Namun isu tari Pendet dalam iklan pariwisata Malaysia itu mampu menggugah bangsa Indonesia, termasuk masyarakat Bali, akan keberadaan seni budayanya. Masyarakat Indonesia kebanyakan sudah mulai benar melafalkan nama tari Bali ini. Masyarakat Bali yang kurang begitu akrab dengan seni tari jadi ingin tahu sosok tari Pendet itu. Nama I Wayan Rindi (almarhum) yang menciptakan tari Pendet pada tahun 1950-an, kini menjadi agak dikenal.
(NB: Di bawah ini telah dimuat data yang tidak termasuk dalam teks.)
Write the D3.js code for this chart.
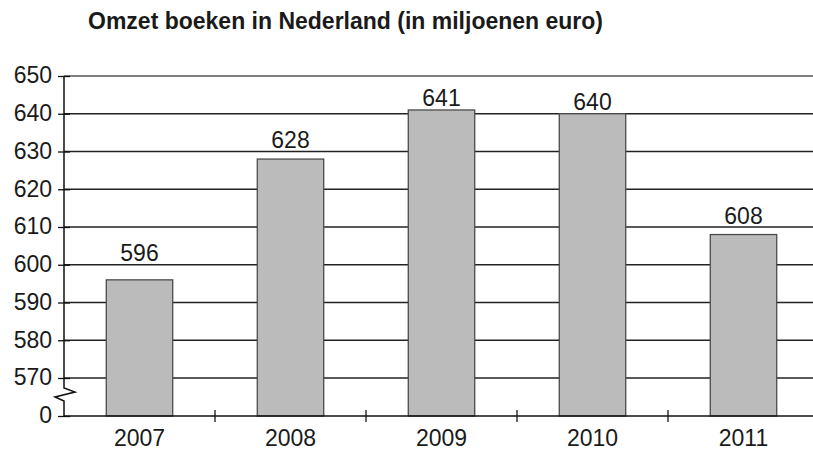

Wacana yang mengarah pada kesadaran akan seni budaya bangsa yang muncul dalam representasi media massa terasa begitu hangat dengan semangat sarat kepedulian.
Dalam jagat kepariwisataan Bali, tari Pendet hadir sebagai tari selamat datang. Namun di tengah masyarakat Bali sendiri, tari yang dibawakan secara berkelompok ini belakangan agak jarang disajikan sejak munculnya tari Panyembrama pada tahun 1971. Hingga tahun 1980-an, tari ciptaan I Wayan Baratha ini lebih sering ditampilkan sebagai tari pembukaan dalam pagelaran seni pertunjukan komunal bahkan juga dalam seni pentas turistik. Munculnya tari bertema sejenis seperti tari Puspawresti (1981) oleh I Wayan Dibia, Puspanjali dan Sekar Jagat (keduanya karya N.L.N Swasthi Widjaja Bandem), dan tari Selat Segara ciptaan Gusti Ayu Srinatih pada tahun 1990-an semakin menenggelamkan tari Pendet. Lomba-lomba tari Bali pun sangat jarang mengangkat materi tari berdurasi 5-6 menit ini.
Kendati di tanah kelahiraannya tari Pendet agak jarang dipentaskan, di beberapa kota besar seperti Jakarta, Surabaya, dan Medan, tari berkarakter wanita ini masih populer di kalangan peminat tari Bali. Di Jakarta misalnya, tari Pendet dijadikan materi wajib dasar oleh sanggar-sanggar tari Bali. Salah satu sanggar tari Bali dibawah Lembaga Kebudayaan Bali Saraswati yang bermarkas di di Taman Ismail Marzuki (TIM) Jakarta, sejak tahun 1970-an hingga kini memberikan materi tari Pendet. Bahkan lembaga yang kini dipimpin I Gusti Kompyang Raka itu juga memberikan kesempatan pada peminat tari Bali menabuh gamelan memainkan iringan tari Bali, termasuk iringan tari Pendet.
Sumber inspirasi lahirnya tari Pendet adalah sebuah ritual sakral odalan di pura yang disebut mamendet atau mendet. Prosesi mendet berlangsung setelah pendeta mengumandangkan puja mantranya dan dan seusai pementasan topeng sidakarya—teater sakral yang secara filosofis melegitimasi upacara keagamaan. Hampir setiap pura besar hingga kecil di Bali disertai dengan aktivitas mamendet. Pada beberapa pura besar seperti Pura Besakih yang terletak di kaki Gunung Agung itu biasanya secara khusus menampilkan ritus mamendet dengan tari Baris Pendet. Tari ini dibawakan secara berpasangan atau secara masal oleh kaum pria dengan membawakan perlengkapan sesajen dan bunga.